- Film poster
- Directed by: Jean-Pierre Blanc
- Written by: Jean-Pierre Blanc
- Produced by: Raymond Danon
- Starring: Annie Girardot
- Cinematography: Pierre Lhomme
- Edited by: Hélène Plemiannikov
- Music by: Michel Legrand
- Release date: 12 January 1972;
- Running time: 85 minutes
- Countries: France Italy
- Language: French

= The Old Maid (1972 film) =

1972 film

The Old Maid (La Vieille Fille) is a 1972 French comedy film directed by Jean-Pierre Blanc. It was entered into the 22nd Berlin International Film Festival where Blanc won the Silver Bear for Best Director.

==Plot==
Muriel (Annie Girardot) is a shy woman who bluffs and blusters around in order to hide her shyness and to protect her loneliness, even though she longs wistfully for a companion of some sort. She has been lonely so long that now she is an old maid and has never been wooed. But Muriel finally gets a glimpse of romance when Gabriel (Philippe Noiret) walks into the seaside hotel she is vacationing in. His car has broken down, and he has to stay there for a few days while it is repaired. Hers is the only dinner table with room at it, and Gabriel cannot prevent himself from charming women. She is stiff with him at first, but soon they develop a friendship.

==Cast==
- Annie Girardot – Muriel Bouchon
- Philippe Noiret – Gabriel Marcassus
- Marthe Keller – Vicka
- Édith Scob – Edith, Monod's wife
- Catherine Samie – Clotilde
- Maria Schneider – Mome
- Lorenza Guerrieri – Punaisa
- Albert Simono – Daniel (as Simono)
- Claudine Assera – La servante
- Jean-Pierre Darras – Sacha
- Michael Lonsdale – Monod (as Michel Lonsdale)

==Reception==
After being projected the film, distributors refused to release it despite the combined star power of its two leads, Annie Girardot and Philippe Noiret. However, it was finally released as a filler after the commercial failure of François Truffaut's Two English Girls. Against all odds, "The Old Maid" became a critical and commercial success, spending ten weeks in France's box office top ten.
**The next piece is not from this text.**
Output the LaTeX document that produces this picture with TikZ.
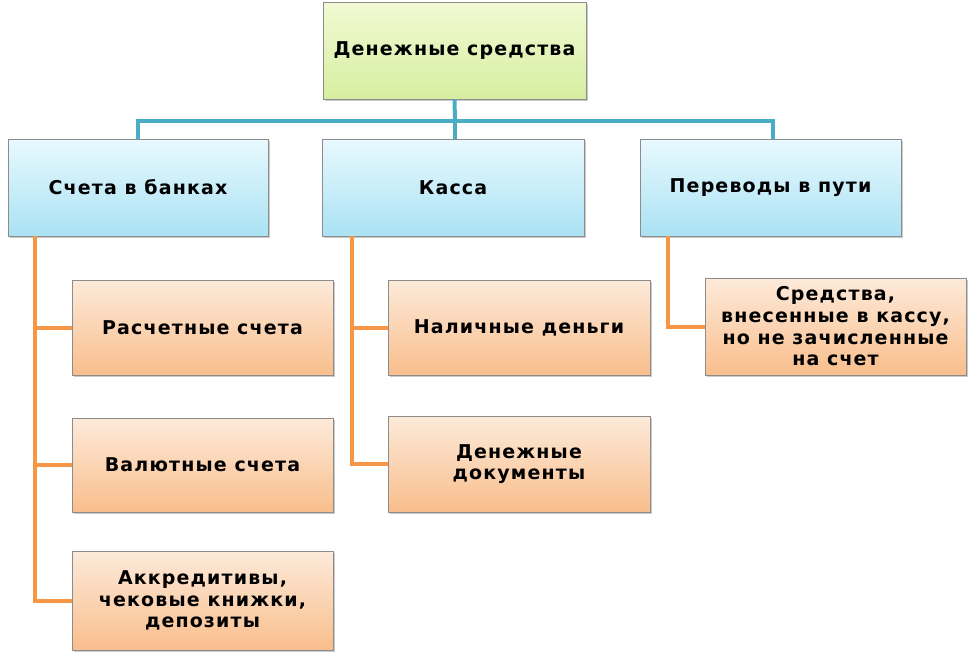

As a first time director, Jean Pierre Blanc's performance was highlighted by the press who praised the elements of social satire of the film, as well as the duo Annie Girardot and Philippe Noiret which was later reunited several times throughout the 1970s in such successful comedies as "La Mandarine" (which was released two weeks after "The Old Maid"), "Dear Detective", or Jupiter's Thigh.